Anti-social behaviour victims 'to pick punishments'
Victims of anti-social behaviour will be able to choose the punishment for offenders under government plans.
They will be given the right to choose from a list of out-of-court penalties handed down to tackle low-level crime.
The draft Anti-Social Behaviour Bill will also allow people to demand meetings with the police if their complaints are not dealt with properly.
Commons Leader Andrew Lansley said the plans, which are being consulted on, would "put victims first".
He told MPs: "Measures include a new community trigger which will empower victims and communities to demand that local agencies deal with persistent problems where they have failed to do so.
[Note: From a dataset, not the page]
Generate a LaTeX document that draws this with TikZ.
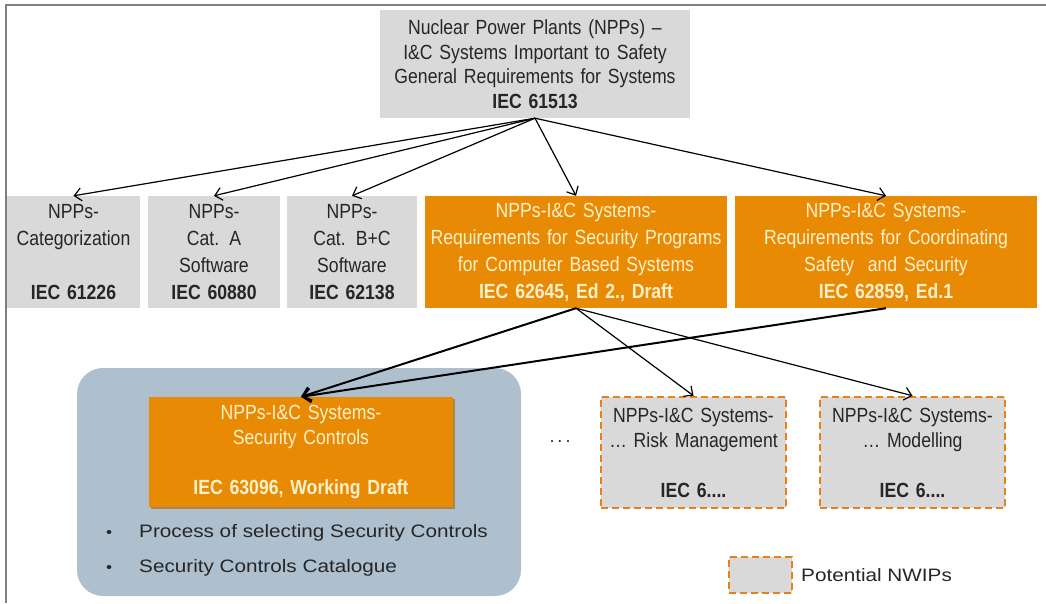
\documentclass[tikz,border=0pt]{standalone}
\usepackage{fontspec}
\setmainfont{Liberation Sans}
\newfontfamily\boxfont[FakeStretch=0.86]{Liberation Sans}
\newfontfamily\widefont[FakeStretch=1.15]{Liberation Sans}
\usetikzlibrary{arrows.meta,shadows}
\definecolor{boxgray}{HTML}{D9D9D9}
\definecolor{iecorange}{HTML}{E98A05}
\definecolor{lighttext}{HTML}{FFF0CC}
\definecolor{darktext}{HTML}{262626}
\definecolor{panelblue}{HTML}{AEBFCE}
\definecolor{dashorange}{HTML}{E8801A}
\definecolor{framegray}{HTML}{808080}
\tikzset{
  basebox/.style={inner sep=0pt, align=center, text width=#1, minimum width=#1},
  graybox/.style={basebox=#1, fill=boxgray, text=darktext,
    font=\boxfont\fontsize{20.5}{27}\selectfont},
  orangebox/.style={basebox=#1, fill=iecorange, text=lighttext,
    font=\boxfont\fontsize{20.5}{27}\selectfont},
  nwipbox/.style={basebox=#1, fill=boxgray, text=darktext, draw=dashorange,
    line width=2.5pt, dash pattern=on 7pt off 4pt,
    font=\boxfont\fontsize{20.5}{25}\selectfont},
  arr/.style={draw=black, line width=1.2pt, -{Straight Barb[length=7pt,width=13pt,line width=1.2pt]}},
  thickarr/.style={draw=black, line width=2pt, -{Straight Barb[length=8pt,width=14pt,line width=2pt]}},
  widetext/.style={font=\widefont\fontsize{18}{20}\selectfont, text=darktext, inner sep=0pt}
}
\begin{document}
\begin{tikzpicture}[x=1pt,y=-1pt]
\useasboundingbox (0,0) rectangle (1046,603);
\draw[framegray, line width=2pt] (6,603) -- (6,5) -- (1046,5);

% top box
\node[graybox=310pt, minimum height=108pt, font=\boxfont\fontsize{20.5}{24.5}\selectfont] (top) at (535,64)
  {Nuclear Power Plants (NPPs) –\\I\&C Systems Important to Safety\\General Requirements for Systems\\\textbf{IEC 61513}};

% second row
\node[graybox=133pt, minimum height=112pt] (b1) at (73.5,252)
  {NPPs-\\Categorization\\\mbox{}\\\textbf{IEC 61226}};
\node[graybox=132pt, minimum height=112pt] (b2) at (214,252)
  {NPPs-\\Cat. A\\Software\\\textbf{IEC 60880}};
\node[graybox=130pt, minimum height=112pt] (b3) at (352,252)
  {NPPs-\\Cat. B+C\\Software\\\textbf{IEC 62138}};
\node[orangebox=302pt, minimum height=112pt] (b4) at (576,252)
  {NPPs-I\&C Systems-\\Requirements for Security Programs\\for Computer Based Systems\\\textbf{IEC 62645, Ed 2., Draft}};
\node[orangebox=302pt, minimum height=112pt] (b5) at (886,252)
  {NPPs-I\&C Systems-\\Requirements for Coordinating\\Safety\ \ and Security\\\textbf{IEC 62859, Ed.1}};

% panel
\node[fill=panelblue, rounded corners=26pt, minimum width=444pt, minimum height=228pt, inner sep=0pt] (panel) at (299,482) {};
\node[orangebox=304pt, minimum height=110pt, font=\boxfont\fontsize{20.5}{25}\selectfont,
  drop shadow={shadow xshift=2pt, shadow yshift=-2pt, fill=iecorange!70!black, opacity=0.6}] (inner) at (301,452)
  {NPPs-I\&C Systems-\\Security Controls\\\mbox{}\\\textbf{IEC 63096, Working Draft}};
\node[widetext, anchor=west] (bul1) at (106,533)
  {{\fontsize{15}{15}\selectfont •}\hspace{27pt}Process of selecting Security Controls};
\node[widetext, anchor=west] (bul2) at (106,568)
  {{\fontsize{15}{15}\selectfont •}\hspace{27pt}Security Controls Catalogue};

% potential NWIPs
\node[font=\fontsize{18}{18}\selectfont, text=darktext] (dots) at (560,442) {.\,.\,.};
\node[nwipbox=185pt, minimum height=111pt] (risk) at (693.5,452.5)
  {NPPs-I\&C Systems-\\… Risk Management\\\mbox{}\\\textbf{IEC 6....}};
\node[nwipbox=185pt, minimum height=111pt] (model) at (912.5,452.5)
  {NPPs-I\&C Systems-\\… Modelling\\\mbox{}\\\textbf{IEC 6....}};

% legend
\node[nwipbox=63pt, minimum height=36pt] (leg) at (760.5,575) {};
\node[widetext, anchor=west] (legtext) at (801,575) {Potential NWIPs};

% connectors
\draw[arr] (top.south) -- (b1.north);
\draw[arr] (top.south) -- (b2.north);
\draw[arr] (top.south) -- (b3.north);
\draw[arr] (top.south) -- (b4.north);
\draw[arr] (top.south) -- (b5.north);
\draw[thickarr] (b4.south) -- (inner.north);
\draw[thickarr] (b5.south) -- (inner.north);
\draw[arr] (b4.south) -- (risk.north);
\draw[arr] (b4.south) -- (model.north);
\end{tikzpicture}
\end{document}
"It will also speed up the eviction of anti-social tenants by introducing a faster route for the most serious criminal or anti-social behaviour."
The reforms are designed to replace Labour's so-called Asbos which critics say have become a badge of honour for some offenders.
The "community trigger" is designed to prevent victims like Fiona Pilkington suffering sustained abuse while the authorities fail to crackdown on the culprits.
Ms Pilkington killed herself and her disabled daughter in 2007 after suffering a decade of abuse from local gangs.
'Made to pay'
Mr Lansley said the Home Affairs select committee would scrutinise the draft legislation before making its recommendations in February next year.
The Home Office is asking members of the public and frontline professionals to give their views on the community remedy before the laws become finalised.
Javed Khan, chief executive of Victim Support, said victims wanted a greater say in how nuisance behaviour and offenders are dealt with.
"Victims can benefit enormously from knowing the offender is being made to pay for what they've done," he said.
He welcomed the community remedy measure which "goes one step further by offering a range of options for the victim to choose from".
A recent survey suggested that more than a third of adults - 36% - would be interested in attending free classes with police officers and volunteers to learn about combating anti-social behaviour and how to avoid danger when walking home alone.
The YouGov poll, paid for by think-tank Policy Exchange, surveyed 1,784 people in England, Wales and Scotland.